Her klinik değerlendirmede, kan basıncı birer dakika arayla üç kez ölçülmüş ve veri analizi için katılımcılar ırk ve cinsiyete göre dört kategoriye ayrılmıştır.
Genel olarak – erkekler, kadınlar ve her iki ırksal grupta – fiziksel aktivite seviyeleri 18 ila 40 yaşları arasında düşmüş, hipertansiyon oranları yükselmiş ve sonraki on yıllarda fiziksel aktivite azalmaya devam etmiştir.
Araştırmacılara göre bu durum, genç yetişkinlik döneminin, egzersizi artırmaya yönelik sağlık teşvik programlarıyla, orta yaş hipertansiyonunu önlemek için önemli bir müdahale penceresi olduğunu gösteriyor.

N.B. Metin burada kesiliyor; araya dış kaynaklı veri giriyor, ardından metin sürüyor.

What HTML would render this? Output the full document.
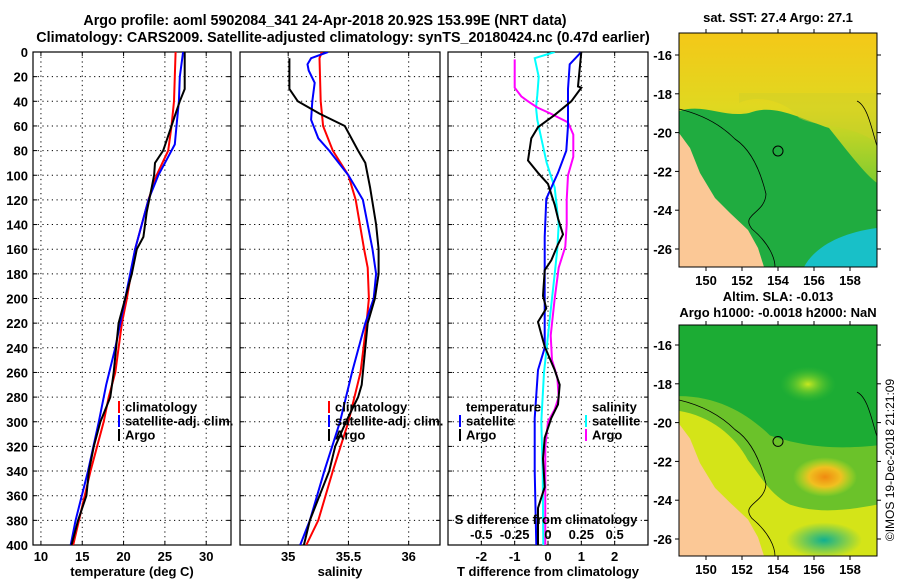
<!DOCTYPE html>
<html><head><meta charset="utf-8"><style>
body{margin:0;background:#fff;}
svg{display:block;font-family:"Liberation Sans",sans-serif;font-weight:bold;}
</style></head><body>
<svg id="c" width="900" height="580" viewBox="0 0 900 580" xmlns="http://www.w3.org/2000/svg">
<defs>
<clipPath id="cp1"><rect x="33" y="52" width="198" height="493"/></clipPath>
<clipPath id="cp2"><rect x="240" y="52" width="200" height="493"/></clipPath>
<clipPath id="cp3"><rect x="448" y="52" width="200" height="493"/></clipPath>
<clipPath id="cml"><rect x="0" y="0" width="198" height="234"/></clipPath>
<radialGradient id="orng"><stop offset="0" stop-color="#f08a10"/><stop offset="0.5" stop-color="#f0c020"/><stop offset="1" stop-color="#d8e820" stop-opacity="0"/></radialGradient>
<radialGradient id="ylw"><stop offset="0" stop-color="#c8e820"/><stop offset="1" stop-color="#40c030" stop-opacity="0"/></radialGradient>
<radialGradient id="dk"><stop offset="0" stop-color="#10b090"/><stop offset="1" stop-color="#10b090" stop-opacity="0"/></radialGradient>
<linearGradient id="sstTop" x1="0" y1="0" x2="0" y2="1"><stop offset="0" stop-color="#f4c818"/><stop offset="0.5" stop-color="#e0d820"/><stop offset="1" stop-color="#80cc30"/></linearGradient>
</defs>
<g font-size="14.3" text-anchor="middle">
<text x="325" y="25">Argo profile: aoml 5902084_341 24-Apr-2018 20.92S 153.99E (NRT data)</text>
<text x="343" y="42">Climatology: CARS2009. Satellite-adjusted climatology: synTS_20180424.nc (0.47d earlier)</text>
</g>
<g id="g1"></g>
<g id="g2"></g>
<g id="g3"></g>

<g>
<text x="778" y="22" font-size="13" text-anchor="middle">sat. SST: 27.4 Argo: 27.1</text>
<g transform="translate(679,33)"><g clip-path="url(#cml)">
<rect x="0" y="0" width="198" height="234" fill="#20ac40"/>
<path d="M0,0 H198 V150 C185,140 170,120 150,95 C120,85 95,70 70,80 C45,85 25,70 0,78 Z" fill="url(#sstTop)"/>
<path d="M60,70 C80,60 110,70 120,85 C140,95 170,90 198,110 V60 H60Z" fill="#d0d028" opacity="0.5"/>
<path d="M125,234 C135,215 160,200 198,195 V234Z" fill="#18c0c8"/>
<path d="M0,100 L11,115 L21,140 L36,165 L51,180 L69,197 L79,215 L85,234 L0,234Z" fill="#fbc896"/>
<path d="M0,76 C21,81 41,91 56,106 C71,116 81,136 87,161 C86,181 61,181 73,196 C91,211 96,226 96,234" fill="none" stroke="#000" stroke-width="0.8"/>
<path d="M178,68 C189,73 193,98 198,113" fill="none" stroke="#000" stroke-width="0.8"/>
<circle cx="99" cy="118" r="5" fill="none" stroke="#000"/>
</g></g>
<rect x="679" y="33" width="198" height="234" fill="none" stroke="#000"/>
</g>
<g>
<text x="778" y="301" font-size="13" text-anchor="middle">Altim. SLA: -0.013</text>
<text x="778" y="317" font-size="13" text-anchor="middle">Argo h1000: -0.0018 h2000: NaN</text>
<g transform="translate(679,325) scale(1,0.987)"><g clip-path="url(#cml)">
<rect x="0" y="0" width="198" height="234" fill="#1cac34"/>
<ellipse cx="129" cy="60" rx="28" ry="18" fill="url(#ylw)"/>
<path d="M0,72 C41,72 71,92 91,112 C121,122 151,127 198,122 V234 H0Z" fill="#80c828" opacity="0.8"/>
<path d="M0,87 C31,92 56,112 69,137 C81,152 91,172 111,182 C141,192 171,187 198,182 V234 H0Z" fill="#d4e418"/>
<ellipse cx="146" cy="154" rx="32" ry="20" fill="url(#orng)"/>
<ellipse cx="145" cy="218" rx="38" ry="18" fill="url(#dk)"/>
<path d="M0,100 L11,115 L21,140 L36,165 L51,180 L69,197 L79,215 L85,234 L0,234Z" fill="#fbc896"/>
<path d="M0,76 C21,81 41,91 56,106 C71,116 81,136 87,161 C86,181 61,181 73,196 C91,211 96,226 96,234" fill="none" stroke="#000" stroke-width="0.8"/>
<path d="M178,68 C189,73 193,98 198,113" fill="none" stroke="#000" stroke-width="0.8"/>
<circle cx="99" cy="118" r="5" fill="none" stroke="#000"/>
</g></g>
<rect x="679" y="325" width="198" height="231" fill="none" stroke="#000"/>
</g>
<g id="mapaxes"></g>
<text transform="translate(894,460) rotate(-90)" font-size="12" font-weight="normal" text-anchor="middle">©IMOS 19-Dec-2018 21:21:09</text>
</svg>
<script>
const depthTicks=[0,20,40,60,80,100,120,140,160,180,200,220,240,260,280,300,320,340,360,380,400];
const tempTicks=[10,15,20,25,30];
const salTicks=[35,35.5,36];
const tdiffTicks=[-2,-1,0,1,2];
const sdiffTicks=[-0.5,-0.25,0,0.25,0.5];
const sdiffLabels=["-0.5","-0.25","0","0.25","0.5"];
const tempClimDepth=[0,40,60,80,100,120,160,200,220,260,280,300,340,360,400];
const tempClim=[26.3,26.1,25.8,25.4,24.0,23.0,21.4,20.4,19.8,19.0,18.2,17.6,16.0,15.3,13.9];
const tempSatDepth=[0,20,40,60,75,85,100,120,160,200,240,270,300,340,380,400];
const tempSat=[27.2,26.8,26.7,26.4,26.2,25.4,24.2,23.0,21.4,20.2,19.0,17.9,17.0,15.7,14.2,13.6];
const tempArgoDepth=[0,30,40,50,60,80,90,100,110,130,150,160,180,200,220,240,260,280,300,320,340,360,380,400];
const tempArgo=[27.4,27.4,26.8,26.3,25.8,24.8,23.8,23.7,23.4,22.8,22.4,21.6,21.0,20.2,19.4,19.1,18.8,18.4,17.2,16.4,15.8,15.5,14.5,13.7];
const salClimDepth=[0,5,40,60,80,100,120,160,175,200,220,260,300,340,380,400];
const salClim=[35.28,35.26,35.27,35.29,35.37,35.50,35.56,35.63,35.66,35.67,35.65,35.60,35.50,35.37,35.25,35.15];
const salSatDepth=[0,5,10,15,25,40,55,70,80,100,120,160,180,200,220,260,300,340,380,400];
const salSat=[35.33,35.19,35.16,35.17,35.22,35.20,35.19,35.25,35.34,35.50,35.62,35.70,35.73,35.71,35.64,35.53,35.43,35.30,35.18,35.10];
const salArgoDepth=[5,30,40,50,60,80,90,110,140,160,180,200,220,240,270,280,300,320,340,360,380,400];
const salArgo=[35.01,35.01,35.08,35.26,35.47,35.58,35.64,35.68,35.73,35.75,35.75,35.72,35.66,35.64,35.61,35.58,35.48,35.39,35.34,35.26,35.18,35.13];
const tdSatDepth=[0,10,30,60,80,98,110,119,150,200,240,258,297,340,400];
const tdSat=[1.0,0.65,0.6,0.6,0.55,0.3,0.1,-0.05,-0.1,-0.1,-0.1,-0.3,-0.4,-0.4,-0.35];
const tdArgoDepth=[0,28,29,40,51,61,70,88,98,107,124,135,148,156,169,177,198,208,219,229,239,258,270,286,297,313,330,353,370,400];
const tdArgo=[1.0,0.9,1.0,0.7,0.2,-0.3,-0.5,-0.6,-0.3,0,0.2,0.3,0.45,0.3,0.1,-0.1,-0.15,-0.05,-0.3,-0.2,-0.1,0.2,0.35,0.3,0.1,-0.1,-0.15,-0.1,-0.3,-0.3];
const sdSatDepth=[0,5,20,35,45,55,70,90,100,110,120,140,160,180,220,240,260,300,340,400];
const sdSat=[0.05,-0.1,-0.07,-0.08,-0.09,-0.08,-0.05,-0.01,0.02,0.05,0.06,0.08,0.07,0.05,0.01,-0.01,-0.03,-0.05,-0.04,-0.035];
const sdArgoDepth=[6,29,36,40,45,50,57,67,85,100,120,140,158,175,200,230,250,264,280,290,300,320,360,400];
const sdArgo=[-0.25,-0.25,-0.2,-0.15,-0.08,0.02,0.15,0.19,0.19,0.15,0.14,0.14,0.13,0.08,0.05,0.02,0.03,0.07,0.08,0.05,0,-0.02,-0.02,-0.02];
const lonTicks=[150,152,154,156,158];
const latTicks=[-16,-18,-20,-22,-24,-26];

const NS='http://www.w3.org/2000/svg';
function mk(parent,tag,attrs){const e=document.createElementNS(NS,tag);for(const k in attrs)e.setAttribute(k,attrs[k]);parent.appendChild(e);return e;}
const Y0=52,Y1=545;
function yD(d){return Y0+(d/400)*(Y1-Y0);}
function lin(d0,d1,r0,r1){return v=>r0+(v-d0)/(d1-d0)*(r1-r0);}
const xT=lin(9.04,33,33,231), xS=lin(34.6,36.26,240,440), xTD=lin(-3,3,448,648), xSD=v=>xTD(v*4);

function panel(g,x0,x1,ticks,xs,labels,title,showDepth){
  const gr=mk(g,'g',{});
  
  
  depthTicks.forEach(d=>{if(d>0&&d<400)mk(gr,'line',{x1:x0,x2:x1,y1:yD(d),y2:yD(d),stroke:'#000','stroke-dasharray':'1.2,3.5','stroke-width':1});});
  ticks.forEach(t=>{mk(gr,'line',{x1:xs(t),x2:xs(t),y1:Y0,y2:Y1,stroke:'#000','stroke-dasharray':'1.2,3.5','stroke-width':1});});
  const ax=mk(g,'g',{});
  
  
  ticks.forEach((t,i)=>{mk(ax,'line',{x1:xs(t),x2:xs(t),y1:Y1,y2:Y1-4,stroke:'#000'});mk(ax,'line',{x1:xs(t),x2:xs(t),y1:Y0,y2:Y0+4,stroke:'#000'});
    const tx=mk(ax,'text',{x:xs(t),y:Y1+16,'font-size':13,'text-anchor':'middle'});tx.textContent=labels?labels[i]:t;});
  if(title){const tt=mk(ax,'text',{x:(x0+x1)/2,y:Y1+31,'font-size':13,'text-anchor':'middle'});
    
    
    tt.textContent=title;}
  if(showDepth){const ya=mk(g,'g',{});
    
    
    depthTicks.forEach(d=>{const t=mk(ya,'text',{x:28,y:yD(d)+5,'font-size':13,'text-anchor':'end'});t.textContent=d;});}
  depthTicks.forEach(d=>{mk(g,'line',{x1:x0,x2:x0+4,y1:yD(d),y2:yD(d),stroke:'#000'});mk(g,'line',{x1:x1,x2:x1-4,y1:yD(d),y2:yD(d),stroke:'#000'});});
  mk(g,'rect',{x:x0,y:Y0,width:x1-x0,height:Y1-Y0,fill:'none',stroke:'#000','stroke-width':1.2});
}
function series(g,depths,vals,xs,color,w,name,cp){
  const p=mk(g,'path',{d:depths.map((d,i)=>(i?'L':'M')+xs(vals[i]).toFixed(1)+','+yD(d).toFixed(1)).join(''),fill:'none',stroke:color,'stroke-width':w,'clip-path':'url(#'+cp+')'});
  
  
}
function legend(g,x,y,items){
  const lg=mk(g,'g',{});
  
  
  items.forEach((it,i)=>{
    if(it[0]){mk(lg,'rect',{x:x,y:y+i*14-6,width:2,height:12,fill:it[0]});}
    const t=mk(lg,'text',{x:x+7,y:y+i*14+4.5,'font-size':13});t.textContent=it[1];
  });
}
const g1=document.getElementById('g1'),g2=document.getElementById('g2'),g3=document.getElementById('g3');
panel(g1,33,231,tempTicks,xT,null,'temperature (deg C)',true);
series(g1,tempClimDepth,tempClim,xT,'#f00',2,'temp-climatology-line','cp1');
series(g1,tempSatDepth,tempSat,xT,'#00f',2,'temp-satellite-line','cp1');
series(g1,tempArgoDepth,tempArgo,xT,'#000',2,'temp-argo-line','cp1');
legend(g1,118,407,[['#f00','climatology'],['#00f','satellite-adj. clim.'],['#000','Argo']]);

panel(g2,240,440,salTicks,xS,['35','35.5','36'],'salinity',false);
series(g2,salClimDepth,salClim,xS,'#f00',2,'sal-climatology-line','cp2');
series(g2,salSatDepth,salSat,xS,'#00f',2,'sal-satellite-line','cp2');
series(g2,salArgoDepth,salArgo,xS,'#000',2,'sal-argo-line','cp2');
legend(g2,328,407,[['#f00','climatology'],['#00f','satellite-adj. clim.'],['#000','Argo']]);

panel(g3,448,648,tdiffTicks,xTD,null,'T difference from climatology',false);
series(g3,sdSatDepth,sdSat,xSD,'#0ff',2,'sdiff-satellite-line','cp3');
series(g3,sdArgoDepth,sdArgo,xSD,'#f0f',2,'sdiff-argo-line','cp3');
series(g3,tdSatDepth,tdSat,xTD,'#00f',2,'tdiff-satellite-line','cp3');
series(g3,tdArgoDepth,tdArgo,xTD,'#000',2,'tdiff-argo-line','cp3');
legend(g3,459,407,[[null,'temperature'],['#00f','satellite'],['#000','Argo']]);
legend(g3,585,407,[[null,'salinity'],['#0ff','satellite'],['#f0f','Argo']]);
const sax=mk(g3,'g',{});


const st=mk(sax,'text',{x:546,y:524,'font-size':13,'text-anchor':'middle'});st.textContent='S difference from climatology';
sdiffTicks.forEach((t,i)=>{const e=mk(sax,'text',{x:xSD(t),y:539,'font-size':13,'text-anchor':'middle'});e.textContent=sdiffLabels[i];});

const ma=document.getElementById('mapaxes');
const lonX=lin(150,158,706,850);
const latY1=lin(-16,-26,55,249), latY2=lin(-16,-26,345,539);
[[33,267,latY1],[325,556,latY2]].forEach(([top,bot,ly])=>{
  lonTicks.forEach(l=>{mk(ma,'line',{x1:lonX(l),x2:lonX(l),y1:bot,y2:bot+4,stroke:'#000'});mk(ma,'line',{x1:lonX(l),x2:lonX(l),y1:top,y2:top-4,stroke:'#000'});
    const t=mk(ma,'text',{x:lonX(l),y:bot+18,'font-size':13,'text-anchor':'middle'});t.textContent=l;});
  latTicks.forEach(l=>{mk(ma,'line',{x1:877,x2:881,y1:ly(l),y2:ly(l),stroke:'#000'});mk(ma,'line',{x1:679,x2:675,y1:ly(l),y2:ly(l),stroke:'#000'});
    const t=mk(ma,'text',{x:672,y:ly(l)+5,'font-size':13,'text-anchor':'end'});t.textContent=l;});
});
</script>
</body></html>
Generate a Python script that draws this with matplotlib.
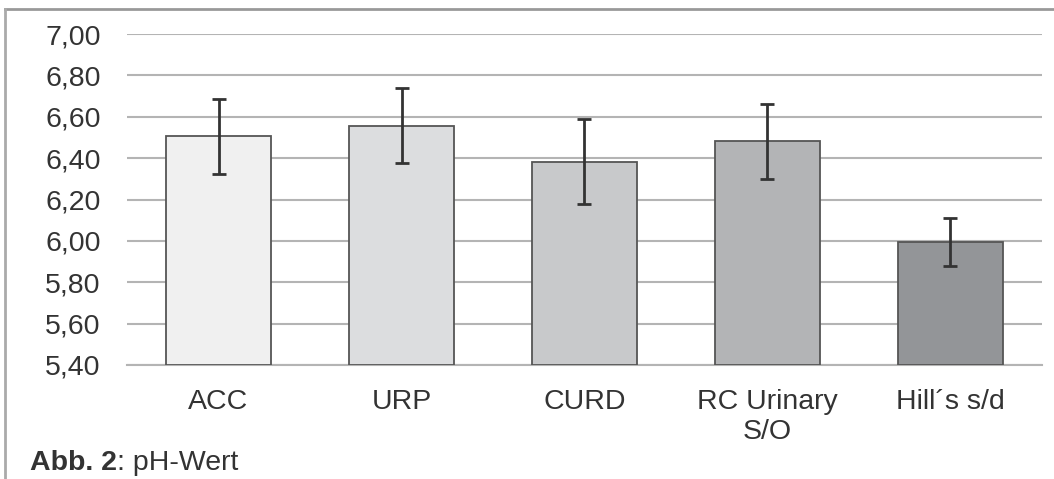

Çalışmanın baş yazarı ve UCSF’de genç yetişkin tıbbı uzmanı Jason Nagata, “Genç yetişkinlik dönemindeki katılımcılarımızın neredeyse yarısının yetersiz fiziksel aktivite seviyelerine sahip olması, hipertansiyon başlangıcıyla önemli ölçüde ilişkilendirildi ve fiziksel aktivite için asgari standardı yükseltmemiz gerektiğini gösteriyor” dedi.
Araştırmacılar, erken yetişkinlik döneminde haftada beş saat orta düzeyde egzersiz yapan kişilere baktıklarında – bu, şu anda yetişkinler için önerilen minimum miktarın iki katı – bu düzeydeki aktivitenin hipertansiyon riskini önemli ölçüde azalttığını buldular, özellikle de egzersiz alışkanlıklarını 60 yaşına kadar sürdürmüşlerse.
Araştırmacılar, “Mevcut yetişkin [fiziksel aktivite] yönergelerinin en az iki katına ulaşmak, hipertansiyonu önlemek için sadece minimum yönergelere uymaktan daha faydalı olabilir,” diye yazdı.
Ancak, haftalık fiziksel aktiviteyi artırmak, hayat değiştiren kararlar ve artan sorumluluklar arasında kolay değildir.
Nagata, “Bu, özellikle lise sonrası dönemde geçerli olabilir, çünkü fiziksel aktivite fırsatları, genç yetişkinlerin üniversiteye, iş gücüne ve ebeveynliğe geçiş yapmasıyla azalır ve boş zaman kaybolur,” dedi.
Bir başka düşündürücü gerçek ise, çalışma Siyahi erkekler ve kadınların, Beyaz akranlarına kıyasla belirgin şekilde farklı sağlık yolları izlediğini de ortaya koydu. 40 yaşına gelindiğinde, Beyaz erkekler ve kadınlar arasında fiziksel aktivite seviyeleri sabitlenirken, Siyahi katılımcılarda bu seviyeler azalmaya devam etti.
45 yaşına gelindiğinde, Siyahi kadınlar hipertansiyon oranlarında Beyaz erkekleri geçmişti, oysa çalışmadaki Beyaz kadınlar, orta yaşta en düşük hipertansiyon oranlarına sahipti.
Ve 60 yaşına gelindiğinde, Siyahi erkek ve kadınların yüzde 80 ila 90’ı hipertansiyona sahipken, Beyaz erkeklerde bu oran yüzde 70’in hemen altında, Beyaz kadınlarda ise yüzde 50 civarındaydı.
Araştırma ekibi, bu bilinen ırksal farklılıkları çok sayıda sosyal ve ekonomik faktöre bağlıyor; bu faktörler çalışmada değerlendirilmemiş olsa da, lise eğitimi dikkate alınmıştır.
Nagata, “Siyahi erkek gençler spora yüksek katılım gösterse de, sosyoekonomik faktörler, mahalle ortamları ve iş veya aile sorumlulukları, yetişkinlik döneminde fiziksel aktiviteye devam etmelerini engelleyebilir,” dedi.
Çalışma, American Journal of Preventive Medicine’de yayımlandı.